Instructions for the task: Pick out each line containing the string "seaborn" and copy it.

Data excerpt:
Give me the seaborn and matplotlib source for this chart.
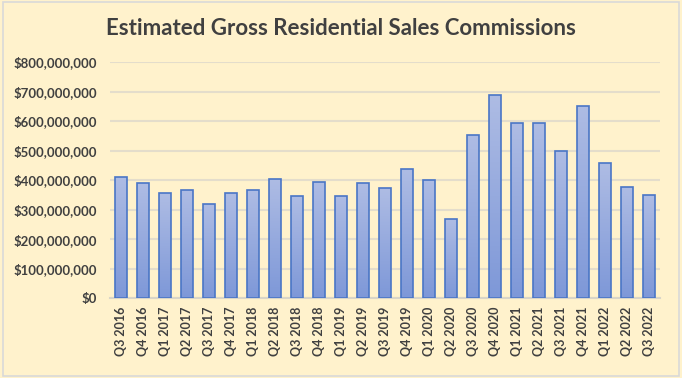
import numpy as np
import pandas as pd
import matplotlib
matplotlib.use('Agg')
import matplotlib.pyplot as plt
import seaborn as sns
from matplotlib.ticker import FuncFormatter
from matplotlib.colors import LinearSegmentedColormap

quarters = ['Q3 2016', 'Q4 2016', 'Q1 2017', 'Q2 2017', 'Q3 2017', 'Q4 2017',
            'Q1 2018', 'Q2 2018', 'Q3 2018', 'Q4 2018', 'Q1 2019', 'Q2 2019',
            'Q3 2019', 'Q4 2019', 'Q1 2020', 'Q2 2020', 'Q3 2020', 'Q4 2020',
            'Q1 2021', 'Q2 2021', 'Q3 2021', 'Q4 2021', 'Q1 2022', 'Q2 2022',
            'Q3 2022']
commissions = [411e6, 389e6, 355e6, 368e6, 318e6, 355e6,
               368e6, 405e6, 347e6, 393e6, 347e6, 389e6,
               372e6, 436e6, 402e6, 267e6, 554e6, 689e6,
               592e6, 592e6, 499e6, 652e6, 457e6, 377e6,
               348e6]

df = pd.DataFrame({'quarter': quarters, 'commissions': commissions})

sns.set_style('white')
plt.rcParams['font.family'] = ['Lato', 'DejaVu Sans']

bg = '#FFF2CC'
fig = plt.figure(figsize=(6.82, 3.78), dpi=100, facecolor=bg)
ax = fig.add_axes([0.161, 0.211, 0.807, 0.625])
ax.set_facecolor(bg)

sns.barplot(data=df, x='quarter', y='commissions', ax=ax, color='#98AAE0',
            width=0.53, edgecolor='#4A76C6', linewidth=1.2, zorder=3)

# gradient fill like excel
cmap = LinearSegmentedColormap.from_list('g', ['#7E98D8', '#AEBCE4'])
grad = np.linspace(0, 1, 100).reshape(-1, 1)
for p in ax.patches:
    x0, y0 = p.get_x(), p.get_y()
    w, h = p.get_width(), p.get_height()
    im = ax.imshow(grad, cmap=cmap, aspect='auto', origin='lower',
                   extent=[x0, x0 + w, y0, y0 + h], zorder=3.5)
    im.set_clip_path(p)
    p.set_facecolor('none')
    p.set_zorder(4)

ax.set_xlim(-0.5, len(quarters) - 0.5)
ax.set_ylim(0, 800e6)
ax.set_yticks(np.arange(0, 800e6 + 1, 100e6))
ax.yaxis.set_major_formatter(FuncFormatter(lambda v, _: '${:,.0f}'.format(v)))
ax.grid(axis='y', color='#E4DDCB', linewidth=1.5, zorder=0)
ax.set_axisbelow(True)
for s in ['top', 'right', 'left']:
    ax.spines[s].set_visible(False)
ax.spines['bottom'].set_color('#D9D5C8')
ax.spines['bottom'].set_linewidth(1.5)
ax.tick_params(axis='both', length=0, colors='#404040', labelsize=9)
ax.tick_params(axis='y', pad=9, labelsize=9.5)
ax.tick_params(axis='x', pad=6)
plt.setp(ax.get_xticklabels(), rotation=90, fontweight='bold')
plt.setp(ax.get_yticklabels(), fontweight='bold')
ax.set_xlabel('')
ax.set_ylabel('')

fig.text(0.5, 0.925, 'Estimated Gross Residential Sales Commissions',
         ha='center', va='center', fontsize=16, fontweight='bold', color='#404040')

border = plt.Rectangle((0.004, 0.006), 0.992, 0.988, transform=fig.transFigure,
                       fill=False, edgecolor='#D9D9D9', linewidth=1.2)
fig.patches.append(border)

fig.savefig('out.png', dpi=100, facecolor=bg)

Exercise response:
Give me the seaborn and matplotlib source for this chart.
import seaborn as sns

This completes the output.